▸ **STATED GOAL**: Extract, in full, the lines below, beginning at the first and ending with the line that contains "return 1 - y / H". Pictures do not belong in the copy.
::::::::::
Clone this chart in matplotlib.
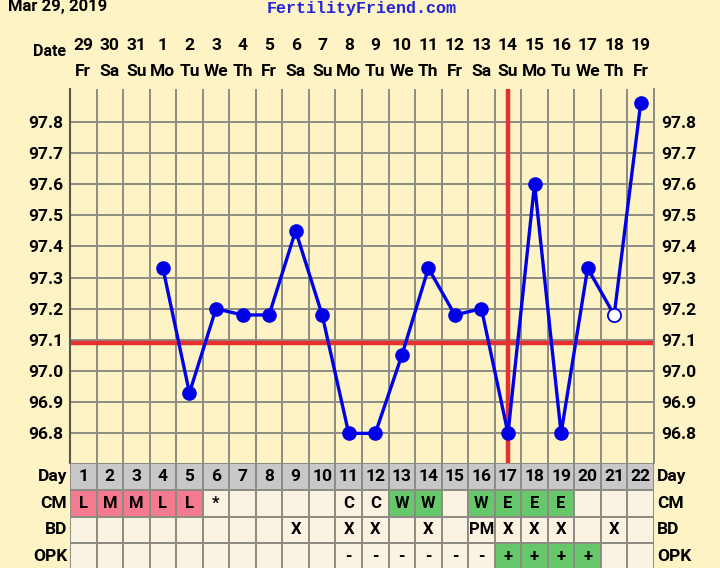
import matplotlib
matplotlib.use("Agg")
import matplotlib.pyplot as plt
from matplotlib.patches import Rectangle
from matplotlib.transforms import blended_transform_factory
import numpy as np

# ---- data ----
dates = [29, 30, 31, 1, 2, 3, 4, 5, 6, 7, 8, 9, 10, 11, 12, 13, 14, 15, 16, 17, 18, 19]
weekdays = ['Fr', 'Sa', 'Su', 'Mo', 'Tu', 'We', 'Th', 'Fr', 'Sa', 'Su', 'Mo',
            'Tu', 'We', 'Th', 'Fr', 'Sa', 'Su', 'Mo', 'Tu', 'We', 'Th', 'Fr']
cycle_days = list(range(1, 23))
temps = [np.nan, np.nan, np.nan, 97.33, 96.93, 97.20, 97.18, 97.18, 97.45, 97.18, 96.80,
         96.80, 97.05, 97.33, 97.18, 97.20, 96.80, 97.60, 96.80, 97.33, 97.18, 97.86]
open_point_day = 21
cm = ['L', 'M', 'M', 'L', 'L', '*', '', '', '', '', 'C', 'C', 'W', 'W', '', 'W', 'E', 'E', 'E', '', '', '']
bd = ['', '', '', '', '', '', '', '', 'X', '', 'X', 'X', '', 'X', '', 'PM', 'X', 'X', 'X', '', 'X', '']
opk = ['', '', '', '', '', '', '', '', '', '', '-', '-', '-', '-', '-', '-', '+', '+', '+', '+', '', '']
coverline = 97.09
ovulation_day = 17
yticks = [96.8, 96.9, 97.0, 97.1, 97.2, 97.3, 97.4, 97.5, 97.6, 97.7, 97.8]

# ---- style ----
BG = '#FDF3C4'
CELL = '#FBF3E1'
GRAY_ROW = '#C8C8C8'
PINK = '#F47B8F'
GREEN = '#66C76B'
GRID = '#8C8C84'
BLUE = '#0000E6'
RED = '#E8302F'
FONT = ['Liberation Sans Narrow', 'Roboto', 'DejaVu Sans']
plt.rcParams['font.family'] = FONT

W, H = 720, 568
fig = plt.figure(figsize=(W / 100, H / 100), dpi=100, facecolor=BG)

def fx(x):
    return x / W

def fy(y):
    return 1 - y / H

L, R, T, B = 70, 654, 89, 463.3
ax = fig.add_axes([fx(L), fy(B), fx(R - L), fy(T) - fy(B)])
ax.set_facecolor(BG)
n = len(cycle_days)
ax.set_xlim(0, n)
ax.set_ylim(96.704, 97.905)
for i in range(n + 1):
    ax.axvline(i, color=GRID, lw=1.4, zorder=1)
for v in yticks:
    ax.axhline(v, color=GRID, lw=1.4, zorder=1)
ax.set_xticks([])
ax.set_yticks(yticks)
ax.set_yticklabels([f'{v:.1f}' for v in yticks])
ax.tick_params(axis='y', length=0, labelleft=True, labelright=True, pad=5,
               labelsize=12.5)
for lab in ax.get_yticklabels():
    lab.set_fontweight('bold')
ax.spines['top'].set_visible(False)
ax.spines['bottom'].set_visible(False)
ax.spines['left'].set_color('#555555')
ax.spines['left'].set_linewidth(1.5)
ax.spines['right'].set_color(GRID)
ax.spines['right'].set_linewidth(1.4)

x = np.arange(n) + 0.5
ax.axhline(coverline, color=RED, lw=3.2, zorder=2)
ax.axvline(cycle_days.index(ovulation_day) + 0.5, color=RED, lw=3.2, zorder=2)
t = np.array(temps)
ax.plot(x, t, color=BLUE, lw=2.4, zorder=3)
filled = np.array([d != open_point_day for d in cycle_days])
ax.plot(x[filled], t[filled], 'o', color=BLUE, ms=9.5, zorder=4)
ax.plot(x[~filled], t[~filled], 'o', mfc='white', mec=BLUE, mew=1.3, ms=9.5, zorder=4)

# date header
tr = blended_transform_factory(ax.transData, fig.transFigure)
for i in range(n):
    ax.text(x[i], fy(45), str(dates[i]), transform=tr, ha='center', va='center',
            fontsize=12.5, fontweight='bold')
    ax.text(x[i], fy(71), weekdays[i], transform=tr, ha='center', va='center',
            fontsize=12.5, fontweight='bold')
fig.text(fx(50), fy(52), 'Date', ha='center', va='center', fontsize=11.5, fontweight='bold')
fig.text(fx(8), fy(7), 'Mar 29, 2019', ha='left', va='center', fontsize=12, fontweight='bold')
fig.text(fx(362), fy(8), 'FertilityFriend.com', ha='center', va='center', fontsize=12,
         fontweight='bold', color='#2323D8', family=['Liberation Mono', 'DejaVu Sans Mono'])

# table
rowh = 26.6
ax2 = fig.add_axes([fx(L), fy(B + 4 * rowh), fx(R - L), fy(B) - fy(B + 4 * rowh)])
ax2.set_xlim(0, n)
ax2.set_ylim(4, 0)
ax2.axis('off')
rows = [[str(d) for d in cycle_days], cm, bd, opk]
row_names = ['Day', 'CM', 'BD', 'OPK']
for r, vals in enumerate(rows):
    for i, v in enumerate(vals):
        if r == 0:
            c = GRAY_ROW
        elif r == 1 and v in ('L', 'M'):
            c = PINK
        elif r == 1 and v in ('W', 'E'):
            c = GREEN
        elif r == 3 and v == '+':
            c = GREEN
        else:
            c = CELL
        ax2.add_patch(Rectangle((i, r), 1, 1, facecolor=c, edgecolor=GRID, lw=1.4))
        if v:
            ax2.text(i + 0.5, r + 0.5, v, ha='center', va='center',
                     fontsize=12.5 if r == 0 else 12, fontweight='bold')
    fig.text(fx(67), fy(B + (r + 0.5) * rowh), row_names[r], ha='right', va='center',
             fontsize=12.5, fontweight='bold')
    fig.text(fx(657), fy(B + (r + 0.5) * rowh), row_names[r], ha='left', va='center',
             fontsize=12.5, fontweight='bold')

fig.savefig('out.png', dpi=100, facecolor=BG)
::::::::::
▸ **EXERCISE RESULT**:
Clone this chart in matplotlib.
import matplotlib
matplotlib.use("Agg")
import matplotlib.pyplot as plt
from matplotlib.patches import Rectangle
from matplotlib.transforms import blended_transform_factory
import numpy as np

# ---- data ----
dates = [29, 30, 31, 1, 2, 3, 4, 5, 6, 7, 8, 9, 10, 11, 12, 13, 14, 15, 16, 17, 18, 19]
weekdays = ['Fr', 'Sa', 'Su', 'Mo', 'Tu', 'We', 'Th', 'Fr', 'Sa', 'Su', 'Mo',
            'Tu', 'We', 'Th', 'Fr', 'Sa', 'Su', 'Mo', 'Tu', 'We', 'Th', 'Fr']
cycle_days = list(range(1, 23))
temps = [np.nan, np.nan, np.nan, 97.33, 96.93, 97.20, 97.18, 97.18, 97.45, 97.18, 96.80,
         96.80, 97.05, 97.33, 97.18, 97.20, 96.80, 97.60, 96.80, 97.33, 97.18, 97.86]
open_point_day = 21
cm = ['L', 'M', 'M', 'L', 'L', '*', '', '', '', '', 'C', 'C', 'W', 'W', '', 'W', 'E', 'E', 'E', '', '', '']
bd = ['', '', '', '', '', '', '', '', 'X', '', 'X', 'X', '', 'X', '', 'PM', 'X', 'X', 'X', '', 'X', '']
opk = ['', '', '', '', '', '', '', '', '', '', '-', '-', '-', '-', '-', '-', '+', '+', '+', '+', '', '']
coverline = 97.09
ovulation_day = 17
yticks = [96.8, 96.9, 97.0, 97.1, 97.2, 97.3, 97.4, 97.5, 97.6, 97.7, 97.8]

# ---- style ----
BG = '#FDF3C4'
CELL = '#FBF3E1'
GRAY_ROW = '#C8C8C8'
PINK = '#F47B8F'
GREEN = '#66C76B'
GRID = '#8C8C84'
BLUE = '#0000E6'
RED = '#E8302F'
FONT = ['Liberation Sans Narrow', 'Roboto', 'DejaVu Sans']
plt.rcParams['font.family'] = FONT

W, H = 720, 568
fig = plt.figure(figsize=(W / 100, H / 100), dpi=100, facecolor=BG)

def fx(x):
    return x / W

def fy(y):
    return 1 - y / H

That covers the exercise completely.